Ce qui frappe surtout dans ce livre maintenant si oublié, c’est sa ressemblance complète, en fait de raisonnement et de déraisonnement avec la plupart des pamphlets publiés dans ces dernières années par les impresarii des « atrocités bulgares. » A l’instar de MM. Gladstone, Freeman, Merriman, Froude et tant d’autres, l’auteur des Considérations commence d’abord par flétrir la partialité du ministère dans la publication des nouvelles. Il voit « improbité ou faiblesse dans les relations des faits qui nous parviennent sous l’inspection du gouvernement, » et trace de son côté un tableau du régime turc avec cette « exagération » et cette « sécheresse » que Dumont de Genève a si bien reconnues comme les deux qualités maîtresses de l’auteur des Ruines[2]. La définition du gouvernement ottoman par Volney comme « un gouvernement ennemi de l’espèce humaine » n’a pas sans doute toute l’énergie de la fameuse phrase sur « l’espèce anti-humaine de l’humanité, » qui constitue un des plus beaux fleurons de la rhétorique de M. Gladstone ; mais ce dernier aurait le droit d’envier au philosophe français l’étrange accusation portée contre les Turcs d’avoir inventé la peste.

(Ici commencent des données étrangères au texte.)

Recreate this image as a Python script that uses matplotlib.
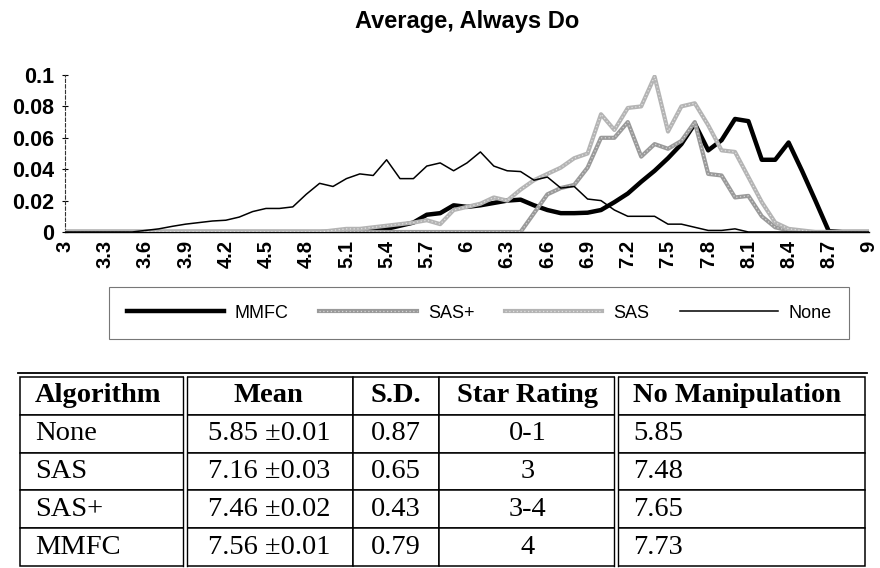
import numpy as np
import matplotlib.pyplot as plt
from matplotlib.legend_handler import HandlerTuple

plt.rcParams['font.family'] = ['Liberation Sans', 'DejaVu Sans']

# score bins 3.0 .. 9.0 (step 0.1)
bins = np.round(np.arange(30, 91) / 10, 1)

mmfc = [0, 0, 0, 0, 0, 0, 0, 0, 0, 0,
        0, 0, 0, 0, 0, 0, 0, 0, 0, 0,
        0, 0, 0, 0.001, 0.002, 0.004, 0.006, 0.011, 0.012, 0.017,
        0.016, 0.017, 0.0185, 0.020, 0.0206, 0.017, 0.014, 0.012, 0.012, 0.0123,
        0.014, 0.019, 0.0245, 0.032, 0.039, 0.047, 0.056, 0.069, 0.052, 0.0585,
        0.072, 0.0706, 0.046, 0.046, 0.057, 0.039, 0.020, 0.0005, 0, 0,
        0]

sas_plus = [0, 0, 0, 0, 0, 0, 0, 0, 0, 0,
            0, 0, 0, 0, 0, 0, 0, 0, 0, 0,
            0, 0, 0, 0, 0, 0, 0, 0, 0, 0,
            0, 0, 0, 0, 0, 0.012, 0.024, 0.028, 0.030, 0.041,
            0.060, 0.060, 0.070, 0.048, 0.056, 0.053, 0.058, 0.070, 0.037, 0.036,
            0.022, 0.023, 0.010, 0.003, 0.001, 0, 0, 0, 0, 0,
            0]

sas = [0, 0, 0, 0, 0, 0, 0, 0, 0, 0,
       0, 0, 0, 0, 0, 0, 0, 0, 0, 0,
       0.001, 0.002, 0.002, 0.003, 0.004, 0.005, 0.006, 0.0075, 0.005, 0.014,
       0.016, 0.018, 0.022, 0.020, 0.027, 0.033, 0.037, 0.041, 0.047, 0.050,
       0.075, 0.065, 0.079, 0.080, 0.099, 0.064, 0.080, 0.082, 0.068, 0.052,
       0.051, 0.035, 0.019, 0.006, 0.002, 0.001, 0, 0, 0, 0,
       0]

none = [0, 0, 0, 0, 0, 0, 0.001, 0.002, 0.0036, 0.005,
        0.006, 0.007, 0.0075, 0.0095, 0.013, 0.015, 0.015, 0.016, 0.024, 0.031,
        0.029, 0.034, 0.037, 0.036, 0.046, 0.034, 0.034, 0.042, 0.044, 0.039,
        0.044, 0.051, 0.042, 0.039, 0.0385, 0.033, 0.035, 0.028, 0.029, 0.021,
        0.020, 0.014, 0.010, 0.010, 0.010, 0.005, 0.005, 0.003, 0.001, 0.001,
        0.002, 0, 0, 0, 0, 0, 0, 0, 0, 0,
        0]

# table data
algorithms = ['None', 'SAS', 'SAS+', 'MMFC']
means = [5.85, 7.16, 7.46, 7.56]
mean_err = [0.01, 0.03, 0.02, 0.01]
sds = [0.87, 0.65, 0.43, 0.79]
stars = ['0-1', '3', '3-4', '4']
no_manip = [5.85, 7.48, 7.65, 7.73]
col_labels = ['Algorithm', 'Mean', 'S.D.', 'Star Rating', 'No Manipulation']

for s in (mmfc, sas_plus, sas, none):
    assert len(s) == len(bins)

W, H = 880, 568
fig = plt.figure(figsize=(W / 100, H / 100), dpi=100)

# ---- line chart ----
ax = fig.add_axes([65 / W, 1 - 232 / H, 804 / W, 157 / H])
l_mmfc, = ax.plot(bins, mmfc, color='black', lw=3.2, label='MMFC', zorder=3)
l_sp, = ax.plot(bins, sas_plus, color='#9a9a9a', lw=3.0, label='SAS+', zorder=4)
t_sp, = ax.plot(bins, sas_plus, color='white', lw=0.9, ls=(0, (1, 2)), alpha=0.6, zorder=4)
l_s, = ax.plot(bins, sas, color='#b4b4b4', lw=3.0, label='SAS', zorder=5)
t_s, = ax.plot(bins, sas, color='white', lw=0.9, ls=(0, (1, 2)), alpha=0.6, zorder=5)
l_none, = ax.plot(bins, none, color='black', lw=1.1, label='None', zorder=6)

ax.set_xlim(3, 9)
ax.set_ylim(0, 0.1)
ticks = bins[::3]
ax.set_xticks(ticks)
ax.set_xticklabels([f'{v:g}' for v in ticks], rotation=90, fontsize=14.5)
yt = [0, 0.02, 0.04, 0.06, 0.08, 0.1]
ax.set_yticks(yt)
ax.set_yticklabels([f'{v:g}' for v in yt], fontsize=15.5)
for lbl in ax.get_xticklabels() + ax.get_yticklabels():
    lbl.set_fontweight('bold')

ax.spines['top'].set_visible(False)
ax.spines['right'].set_visible(False)
ax.spines['left'].set_linestyle((0, (3, 2)))
ax.spines['left'].set_linewidth(0.8)
ax.spines['left'].set_color('#333333')
ax.spines['bottom'].set_linewidth(1.0)
ax.tick_params(axis='y', direction='inout', length=5, width=0.8, pad=5)
ax.tick_params(axis='x', length=0, pad=6)
ax.set_title('Average, Always Do', fontsize=17, fontweight='bold', pad=34)

leg = fig.legend([l_mmfc, (l_sp, t_sp), (l_s, t_s), l_none],
                 ['MMFC', 'SAS+', 'SAS', 'None'],
                 handler_map={tuple: HandlerTuple(ndivide=1, pad=0)},
                 loc='center', bbox_to_anchor=(479 / W, 1 - 313 / H),
                 ncol=4, fontsize=13, frameon=True, fancybox=False,
                 edgecolor='#555555', handlelength=5.4, handletextpad=0.6,
                 columnspacing=1.7, borderpad=0.95)
leg.get_frame().set_linewidth(0.8)

# ---- results table ----
tax = fig.add_axes([20 / W, 1 - 566 / H, 845 / W, 189 / H])
tax.axis('off')
col_px = [164.5, 168.5, 86, 177, 249]
cell_text = [[a, f'{m:.2f} \u00b1{e:.2f}', f'{s:.2f}', st, f'{n:.2f}']
             for a, m, e, s, st, n in zip(algorithms, means, mean_err, sds, stars, no_manip)]
tbl = tax.table(cellText=cell_text, colLabels=col_labels,
                colWidths=[c / sum(col_px) for c in col_px],
                cellLoc='center', bbox=[0, 0, 1, 1])
tbl.auto_set_font_size(False)
for (r, c), cell in tbl.get_celld().items():
    cell.set_linewidth(1.1)
    txt = cell.get_text()
    txt.set_fontfamily(['Liberation Serif', 'DejaVu Serif'])
    txt.set_fontsize(20.5)
    if r == 0:
        txt.set_fontweight('bold')
    if c == 0:
        cell._loc = 'left'
        cell.PAD = 0.09
        txt.set_ha('left')
    if c == 4:
        cell._loc = 'left'
        cell.PAD = 0.068
        txt.set_ha('left')

# double vertical rules after "Algorithm" and "Star Rating"
total = sum(col_px)
for edge in (col_px[0], sum(col_px[:4])):
    xf = edge / total
    tax.plot([xf, xf], [0, 1], color='white', lw=2.2, transform=tax.transAxes,
             clip_on=False, zorder=10)
    for dx in (-2, 2):
        tax.plot([xf + dx / total, xf + dx / total], [0, 1], color='black', lw=1.0,
                 transform=tax.transAxes, clip_on=False, zorder=11)
# rule above the table
tax.plot([-2 / total, 1 + 2 / total], [1 + 4 / 189, 1 + 4 / 189], color='black',
         lw=1.3, transform=tax.transAxes, clip_on=False)

fig.savefig('out.png', dpi=100)
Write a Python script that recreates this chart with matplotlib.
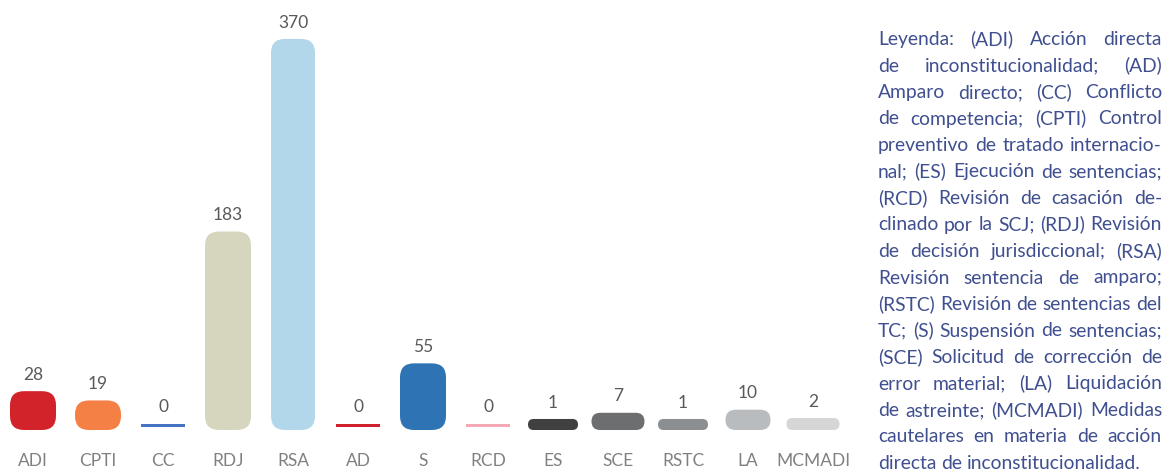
import matplotlib.pyplot as plt
from matplotlib.patches import FancyBboxPatch

# Data
categories = ["ADI", "CPTI", "CC", "RDJ", "RSA", "AD", "S", "RCD", "ES", "SCE", "RSTC", "LA", "MCMADI"]
values = [28, 19, 0, 183, 370, 0, 55, 0, 1, 7, 1, 10, 2]

# Style
colors = ["#d2232a", "#f58045", "#4472c4", "#d6d6bf", "#b3d7ea", "#d0202e", "#2e74b5",
          "#f4a9b4", "#404040", "#6d6e70", "#8c8f91", "#b9bcbf", "#d6d6d6"]
bar_widths_px = [46, 46, 44, 46, 44, 44, 46, 44, 50, 53, 50, 45, 53]

legend_lines = [
    "Leyenda: (ADI) Acción directa",
    "de inconstitucionalidad; (AD)",
    "Amparo directo; (CC) Conflicto",
    "de competencia; (CPTI) Control",
    "preventivo de tratado internacio-",
    "nal; (ES) Ejecución de sentencias;",
    "(RCD) Revisión de casación de-",
    "clinado por la SCJ; (RDJ) Revisión",
    "de decisión jurisdiccional; (RSA)",
    "Revisión sentencia de amparo;",
    "(RSTC) Revisión de sentencias del",
    "TC; (S) Suspensión de sentencias;",
    "(SCE) Solicitud de corrección de",
    "error material; (LA) Liquidación",
    "de astreinte; (MCMADI) Medidas",
    "cautelares en materia de acción",
    "directa de inconstitucionalidad.",
]

FONT = "Lato"
W, H = 1167, 472
fig = plt.figure(figsize=(W / 100, H / 100), dpi=100)

# axes geometry (pixels)
ax_right = 860
ax_h = 445
px_x = 65.0   # pixels per category
px_y = 1.03   # pixels per unit
x0 = 33       # first bar centre
base = 420    # pixel row of value 0 (from top)

ax = fig.add_axes([0, (H - ax_h) / H, ax_right / W, ax_h / H])
ax.set_xlim(-x0 / px_x, (ax_right - x0) / px_x)
ax.set_ylim((base - ax_h) / px_y, base / px_y)
ax.axis("off")

pad = 10 / px_y
for i, (v, c, wpx) in enumerate(zip(values, colors, bar_widths_px)):
    wd = wpx / px_x
    if v == 0:
        ax.bar(i, 3 / px_y, bottom=-6.5 / px_y, width=wd, color=c)
        top = -3.5 / px_y
    else:
        h = v + pad
        r_px = min(14, h * px_y / 2, wpx / 2)
        patch = FancyBboxPatch((i - wd / 2, -pad), wd, h,
                               boxstyle=f"round,pad=0,rounding_size={r_px / px_x}",
                               mutation_aspect=px_x / px_y, fc=c, ec="none")
        ax.add_patch(patch)
        top = v
    ax.annotate(str(v), (i, top), xytext=(0, 6), textcoords="offset points",
                ha="center", va="bottom", fontsize=12.5, color="#595959", family=FONT)
    ax.text(i, (base - 461) / px_y, categories[i], ha="center", va="center",
            fontsize=12.5, color="#808080", family=FONT)

# Justified legend text
renderer = fig.canvas.get_renderer()
left_px, right_px = 878, 1162


def text_width(s, fs):
    t = fig.text(0, 0, s, fontsize=fs, family=FONT)
    wdt = t.get_window_extent(renderer).width
    t.remove()
    return wdt


fs = 12
maxw = max(text_width(line, fs) for line in legend_lines)
fs = fs * (right_px - left_px) / maxw * 0.995
space = text_width("a a", fs) - text_width("aa", fs)

for k, line in enumerate(legend_lines):
    words = line.split()
    widths = [text_width(wd, fs) for wd in words]
    if k < len(legend_lines) - 1 and len(words) > 1:
        gap = (right_px - left_px - sum(widths)) / (len(words) - 1)
    else:
        gap = space
    xpos = left_px
    y = 45 + 26.5 * k
    for wd, ww in zip(words, widths):
        fig.text(xpos / W, (H - y) / H, wd, fontsize=fs, family=FONT,
                 color="#3f4f8f", ha="left", va="baseline")
        xpos += ww + gap

fig.savefig("out.png", dpi=100)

Oubliant maint passage de la Bible, tel récit célèbre de Thucydide, la prière si touchante de l’Œdipe de Sophocle, le De Natura Rerum, et jusqu’à l’introduction du Décaméron, Volney s’écrie sur un ton pathétique : « Qui jamais avant les Ottomans avait ouï parler de lazarets et de peste ? c’est avec ces barbares que sont venus ces fléaux ! » Il va sans dire qu’il n’admet pas la possibilité que les troupes musulmanes puissent résister un instant à la puissance moscovite (elles résistèrent pourtant pendant cinq ans aux forces réunies de la Russie et de l’Autriche, dans la campagne qui venait de commencer alors !) : « L’empire turc n’est plus qu’un vain fantôme, ce

  1. Catherine II envoya une médaille d’or à Volney pour son ouvrage, auquel M. de Peyssonnel répondit par l’Examen du livre de M. de Volney, déjà cité par nous.
  2. Sainte-Beuve, Causeries du Lundi, VII, p. 407.